Anne Géneau, présidente des Petits Frères des Pauvres, alerte sur la précarité et l’isolement des aînés, des réalités souvent invisibles. En cette Journée de lutte contre la précarité énergétique, il est bon de rappeler son message qui invite à bâtir une société plus inclusive, où le vieillissement rime avec dignité et lien social.
Les Petits Frères des Pauvres se sont donné pour mission de soutenir les personnes âgées les plus précaires et isolées, car ces deux facteurs forment une spirale d’exclusion. « Nous avons une mission de plaidoyer que nous assurons », explique Anne Géneau, Présidente de l’association. « Notre slogan, « Non à l’isolement de nos aînés », représente notre engagement pour briser cet isolement au quotidien. »
Dans le cadre de leur mission, les Petits Frères des Pauvres accompagnent les personnes âgées sans-abri dans un parcours de relogement pour sortir de la précarité. Comme le rappelle Anne Géneau, « nous avons des équipes qui accompagnent les personnes en grande précarité, parfois venant de la rue, dans un parcours qui passe par l’hôtel, la pension de famille, jusqu’à une location stable. ».
Inclusion urbaine et lien intergénérationnel : des défis de société
Penser l’inclusion des personnes âgées dans l’espace public est primordial souligne Anne Géneau. « Il faut créer une ville pour tout le monde », le vieillissement doit être vu sous un angle inclusif. L’urbanisme, la mobilité, et même la présence de bancs publics sont autant d’éléments qui impactent directement la vie des personnes âgées. « Si vous pensez à une ville avec des chemins adaptés pour les balades mais que vous enlevez tous les bancs, sous prétexte qu’ils sont utilisés par les jeunes qui font du bruit, vous ratez quelque chose » ajoute-t-elle. Une approche de « vivre ensemble » dans les villes, qui doit intègrer d’autres dimensions comme l’urbanisme par exemple.

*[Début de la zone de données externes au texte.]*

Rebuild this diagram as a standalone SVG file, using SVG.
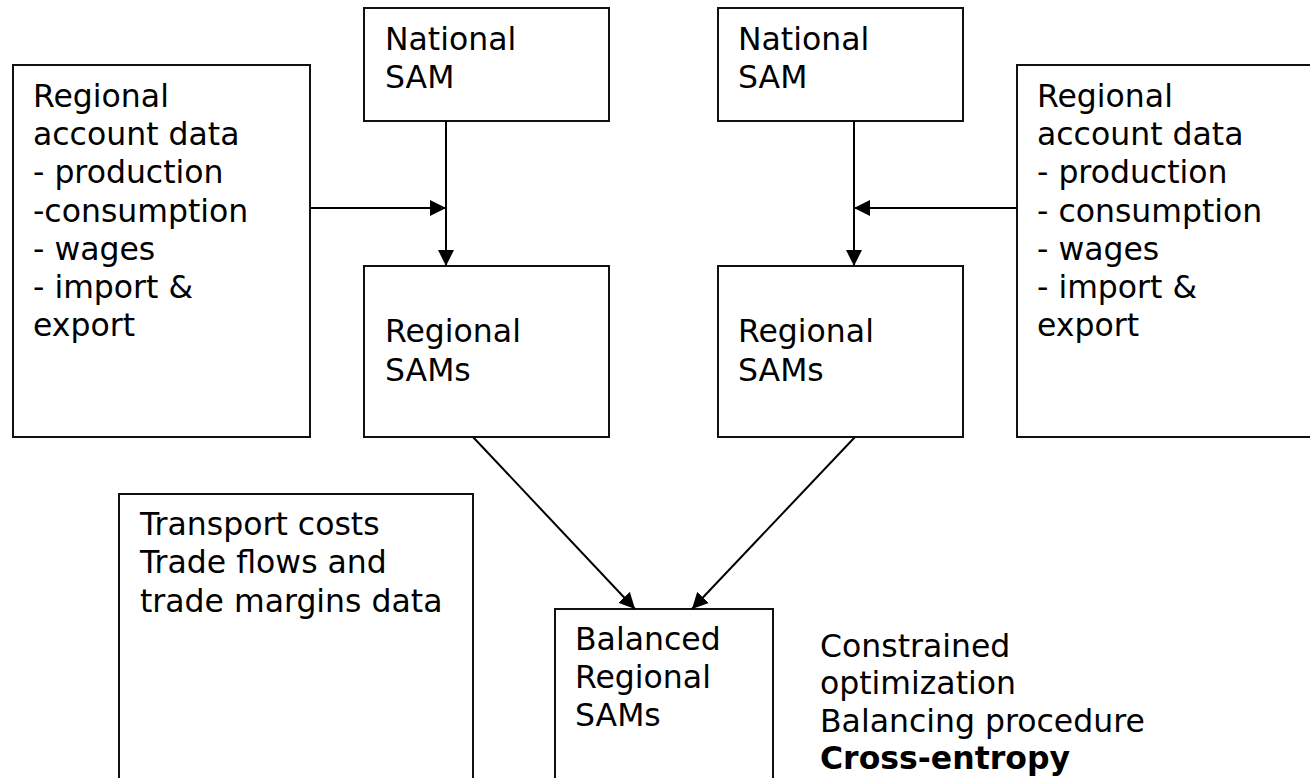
<svg xmlns="http://www.w3.org/2000/svg" width="1310" height="778" viewBox="0 0 1310 778">
<style>
.box{fill:#fff;stroke:#111;stroke-width:2}
.t{font-family:"DejaVu Sans","Verdana",sans-serif;font-size:31.5px;fill:#000}
.b{font-weight:bold}
.c{stroke:#000;stroke-width:2;fill:none}
</style>
<defs>
<marker id="ah" markerUnits="userSpaceOnUse" markerWidth="17" markerHeight="17" viewBox="0 0 17 17" refX="16" refY="8.5" orient="auto">
<path d="M0,0.5 L16,8.5 L0,16.5 Z" fill="#000"/>
</marker>
</defs>
<rect width="1310" height="778" fill="#fff"/>
<g id="regional-data-left">
<rect class="box" x="13" y="65" width="297" height="372"/>
<text class="t"><tspan x="33" y="107">Regional</tspan><tspan x="33" y="145">account data</tspan><tspan x="33" y="183">- production</tspan><tspan x="33" y="222">-consumption</tspan><tspan x="33" y="260">- wages</tspan><tspan x="33" y="298">- import &amp;</tspan><tspan x="33" y="336">export</tspan></text>
</g>
<g id="national-sam-left">
<rect class="box" x="364" y="8" width="245" height="113"/>
<text class="t"><tspan x="385" y="50">National</tspan><tspan x="385" y="88">SAM</tspan></text>
</g>
<g id="regional-sams-left">
<rect class="box" x="364" y="266" width="245" height="171"/>
<text class="t"><tspan x="385" y="342">Regional</tspan><tspan x="385" y="381">SAMs</tspan></text>
</g>
<g id="national-sam-right">
<rect class="box" x="718" y="8" width="245" height="113"/>
<text class="t"><tspan x="738" y="50">National</tspan><tspan x="738" y="88">SAM</tspan></text>
</g>
<g id="regional-sams-right">
<rect class="box" x="718" y="266" width="245" height="171"/>
<text class="t"><tspan x="738" y="342">Regional</tspan><tspan x="738" y="381">SAMs</tspan></text>
</g>
<g id="regional-data-right">
<rect class="box" x="1017" y="65" width="320" height="372"/>
<text class="t"><tspan x="1037" y="107">Regional</tspan><tspan x="1037" y="145">account data</tspan><tspan x="1037" y="183">- production</tspan><tspan x="1037" y="222">- consumption</tspan><tspan x="1037" y="260">- wages</tspan><tspan x="1037" y="298">- import &amp;</tspan><tspan x="1037" y="336">export</tspan></text>
</g>
<g id="transport">
<rect class="box" x="119" y="494" width="354" height="320"/>
<text class="t"><tspan x="140" y="535">Transport costs</tspan><tspan x="140" y="573">Trade flows and</tspan><tspan x="140" y="612">trade margins data</tspan></text>
</g>
<g id="balanced">
<rect class="box" x="555" y="609" width="218" height="220"/>
<text class="t"><tspan x="575" y="650">Balanced</tspan><tspan x="575" y="688">Regional</tspan><tspan x="575" y="726">SAMs</tspan></text>
</g>
<g id="method-note">
<text class="t"><tspan x="820" y="657">Constrained</tspan><tspan x="820" y="694">optimization</tspan><tspan x="820" y="732">Balancing procedure</tspan><tspan class="b" x="820" y="769">Cross-entropy</tspan></text>
</g>
<g id="connectors">
<line class="c" x1="446" y1="121" x2="446" y2="266" marker-end="url(#ah)"/>
<line class="c" x1="310" y1="208" x2="446" y2="208" marker-end="url(#ah)"/>
<line class="c" x1="854" y1="121" x2="854" y2="266" marker-end="url(#ah)"/>
<line class="c" x1="1017" y1="208" x2="854" y2="208" marker-end="url(#ah)"/>
<line class="c" x1="473" y1="437" x2="635" y2="609" marker-end="url(#ah)"/>
<line class="c" x1="855" y1="437" x2="692" y2="609" marker-end="url(#ah)"/>
</g>
</svg>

L’association défend également le renforcement des liens intergénérationnels. « Je n’aime pas trop l’idée de mettre des Ehpad à côté des crèches, c’est très réducteur. Sans une véritable animation entre les deux, il ne se passera rien. Il faut créer du lien intergénérationnel, sans quoi on n’arrivera jamais à vivre ensemble. Le sentiment d’utilité est crucial, tout comme l’accessibilité à une mobilité adaptée pour permettre aux aînés de continuer à s’investir dans la vie de la cité, même avec une canne. » Ces liens permettent de transmettre aux plus jeunes tout en restaurant un sentiment d’utilité pour les plus âgés. Il est essentiel de comprendre qu’une personne âgée n’est pas simplement un « objet de soin » précise-t-elle.
Vers une société plus inclusive
Anne Géneau souligne que la fracture numérique renforce la mise à l’écart de nombreux seniors, déjà en situation de précarité. « Beaucoup sont exclus parce qu’on les contraint à utiliser des outils qu’ils ne maîtrisent pas. Les gens savent utiliser un téléphone, prendre une photo, mais remplir un document administratif, c’est autre chose », analyse-t-elle. Pour remédier à cette inégalité discriminante, elle propose des solutions concrètes, comme la mise en place d’ateliers numériques intergénérationnels où jeunes et aînés pourraient apprendre ensemble. « Il faut aussi remettre de l’humain dans les points d’accueil, pour accompagner les personnes », insiste-t-elle, pointant la nécessité de recréer du lien social dans un monde de plus en plus dématérialisé.